+++ Input records
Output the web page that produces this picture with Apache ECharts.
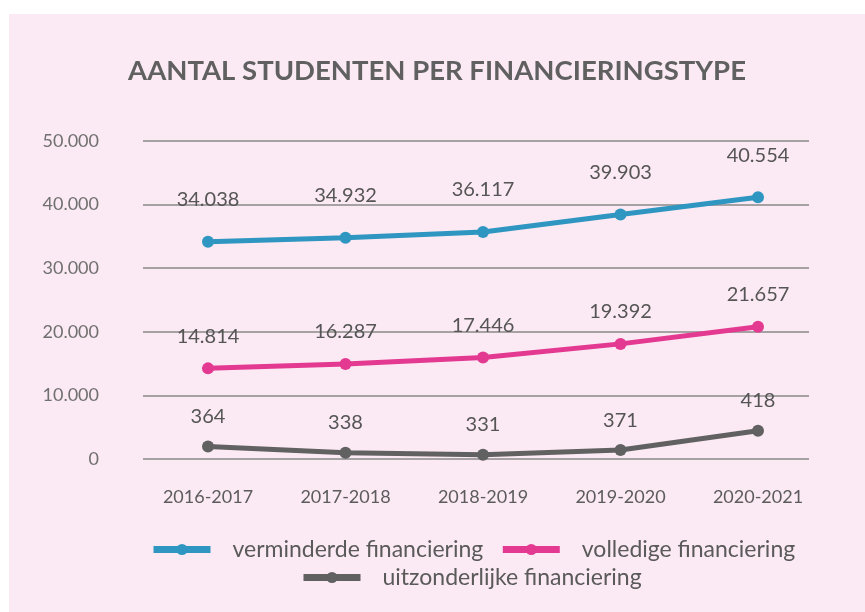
<!DOCTYPE html>
<html lang="nl">
<head>
  <meta charset="UTF-8">
  <title>Aantal studenten per financieringstype</title>
  <style>
    html, body {
      margin: 0;
      padding: 0;
      background: #ffffff;
    }
    #chart {
      position: absolute;
      left: 9px;
      top: 14px;
      width: 856px;
      height: 598px;
      background: #fbe9f3;
    }
  </style>
</head>
<body>
  <div id="chart"></div>
  <script src="https://cdn.jsdelivr.net/npm/echarts@6/dist/echarts.min.js"></script>
  <script>
    // academiejaren
    const years = ['2016-2017', '2017-2018', '2018-2019', '2019-2020', '2020-2021'];

    // posities van de punten zoals getekend
    const verminderd = [34150, 34800, 35700, 38450, 41150];
    const volledig = [14250, 14950, 15950, 18100, 20800];
    const uitzonderlijk = [1950, 1000, 650, 1400, 4450];

    // labels zoals afgedrukt
    const verminderdLabels = ['34.038', '34.932', '36.117', '39.903', '40.554'];
    const volledigLabels = ['14.814', '16.287', '17.446', '19.392', '21.657'];
    const uitzonderlijkLabels = ['364', '338', '331', '371', '418'];

    const yTicks = [0, 10000, 20000, 30000, 40000, 50000];

    const font = 'Lato, "Open Sans", sans-serif';

    function fmt(v) {
      return v === 0 ? '0' : (v / 1000) + '.000';
    }

    function lineSeries(name, data, labels, color, distance) {
      return {
        name: name,
        type: 'line',
        xAxisIndex: 1,
        yAxisIndex: 1,
        data: data,
        symbol: 'circle',
        symbolSize: 12,
        lineStyle: { width: 5, color: color },
        itemStyle: { color: color },
        label: {
          show: true,
          position: 'top',
          distance: distance,
          color: '#555555',
          fontFamily: font,
          fontSize: 20,
          formatter: (p) => labels[p.dataIndex]
        },
        emphasis: { disabled: true }
      };
    }

    const legendText = { fontFamily: font, fontSize: 23, color: '#5a5a5a', padding: [0, 0, 0, 17] };

    const myChart = echarts.init(document.getElementById('chart'));
    myChart.setOption({
      animation: false,
      backgroundColor: '#fbe9f3',
      title: {
        text: 'AANTAL STUDENTEN PER FINANCIERINGSTYPE',
        left: 'center',
        top: 38,
        textStyle: {
          fontFamily: font,
          fontSize: 27.5,
          fontWeight: 'bold',
          color: '#606060'
        }
      },
      legend: [{
        data: ['verminderde financiering', 'volledige financiering'],
        left: 141,
        top: 524,
        padding: 0,
        itemWidth: 57,
        itemHeight: 14,
        itemGap: 16,
        lineStyle: { width: 7 },
        textStyle: legendText
      }, {
        data: ['uitzonderlijke financiering'],
        left: 291,
        top: 552,
        padding: 0,
        itemWidth: 57,
        itemHeight: 14,
        lineStyle: { width: 7 },
        textStyle: legendText
      }],
      grid: [
        { left: 134, right: 56, top: 127, bottom: 153 },
        { left: 199, right: 107, top: 127, bottom: 153 }
      ],
      xAxis: [{
        gridIndex: 0,
        type: 'value',
        show: false
      }, {
        gridIndex: 1,
        type: 'category',
        data: years,
        boundaryGap: false,
        axisLine: { show: false },
        axisTick: { show: false },
        axisLabel: {
          margin: 29,
          color: '#5c5c5c',
          fontFamily: font,
          fontSize: 18
        }
      }],
      yAxis: [{
        gridIndex: 0,
        type: 'value',
        min: yTicks[0],
        max: yTicks[yTicks.length - 1],
        interval: 10000,
        axisLine: { show: false },
        axisTick: { show: false },
        axisLabel: {
          margin: 44,
          color: '#707070',
          fontFamily: font,
          fontSize: 18,
          formatter: fmt
        },
        splitLine: { lineStyle: { color: '#8a8a8a', width: 1.5 } }
      }, {
        gridIndex: 1,
        type: 'value',
        min: yTicks[0],
        max: yTicks[yTicks.length - 1],
        show: false,
        splitLine: { show: false }
      }],
      series: [
        lineSeries('verminderde financiering', verminderd, verminderdLabels, '#2e96c1', 26),
        lineSeries('volledige financiering', volledig, volledigLabels, '#e33991', 16),
        lineSeries('uitzonderlijke financiering', uitzonderlijk, uitzonderlijkLabels, '#616161', 14)
      ]
    });
  </script>
</body>
</html>
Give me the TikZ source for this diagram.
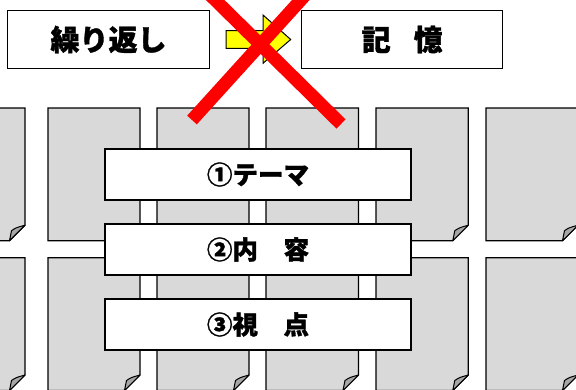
\documentclass[tikz,border=0pt]{standalone}
\usepackage{fontspec}
\newfontfamily\jp{Noto Sans CJK JP}[BoldFeatures={FakeBold=1.2}]
\definecolor{pagegray}{RGB}{217,217,217}
\definecolor{curlgray}{RGB}{166,166,166}
\definecolor{xred}{RGB}{255,0,0}
\definecolor{arrowyellow}{RGB}{255,255,0}
\tikzset{
  pagebox/.style={fill=pagegray, draw=black, line width=1.3pt, line join=miter},
  curlbox/.style={fill=curlgray, draw=black, line width=1pt, line join=round},
  topbox/.style={draw=black, fill=white, line width=1.3pt, minimum width=201pt, minimum height=57.6pt, inner sep=0pt,
    font=\jp\bfseries\fontsize{29pt}{29pt}\selectfont},
  labelbox/.style={draw=black, fill=white, line width=1.3pt, minimum width=306pt, minimum height=51pt, inner sep=0pt,
    font=\jp\bfseries\fontsize{25.5pt}{25.5pt}\selectfont},
  xstroke/.style={draw=xred, line width=13pt, line cap=butt},
  yarrow/.style={fill=arrowyellow, draw=black, line width=1pt, line join=miter}
}
\begin{document}
\begin{tikzpicture}[x=1pt,y=-1pt]
\useasboundingbox (0,0) rectangle (576,389);
\clip (0,0) rectangle (576,389);
\fill[white] (0,0) rectangle (576,389);
% pages
\foreach \L/\R in {-67/25, 48/140, 157/249, 266/358.5, 376/468.3, 486/578}{
  \foreach \T/\B in {108/240.7, 257.7/390.5}{
    \draw[pagebox] (\L,\T) -- (\R,\T) -- (\R,\B-15.5) -- (\R-15.5,\B) -- (\L,\B) -- cycle;
    \draw[curlbox] (\R-15.5,\B) -- (\R-13.5,\B-10) .. controls (\R-9,\B-13) .. (\R,\B-15.5) -- cycle;
  }
}
% top boxes
\node[topbox, minimum width=202pt] (rep) at (108.5,39.5) {繰り返し};
\node[topbox] (mem) at (402.2,39.5) {記\hspace{23pt}憶};
% yellow arrow
\draw[yarrow] (226,30.7) -- (263,30.7) -- (263,15) -- (290.7,39.5) -- (263,63.3) -- (263,48.3) -- (226,48.3) -- cycle;
% label boxes
\node[labelbox] (l1) at (258,174.5) {①テーマ};
\node[labelbox] (l2) at (258,249.5) {②内　容};
\node[labelbox] (l3) at (258,324.5) {③視　点};
% red cross
\draw[xstroke] (200,-15) -- (341,124);
\draw[xstroke] (314.4,-15) -- (192,120);
\end{tikzpicture}
\end{document}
++++++
■ Directive: Within the listing above, copy each line that has the string "this".

■ Response to the task:
Output the web page that produces this picture with Apache ECharts.
Give me the TikZ source for this diagram.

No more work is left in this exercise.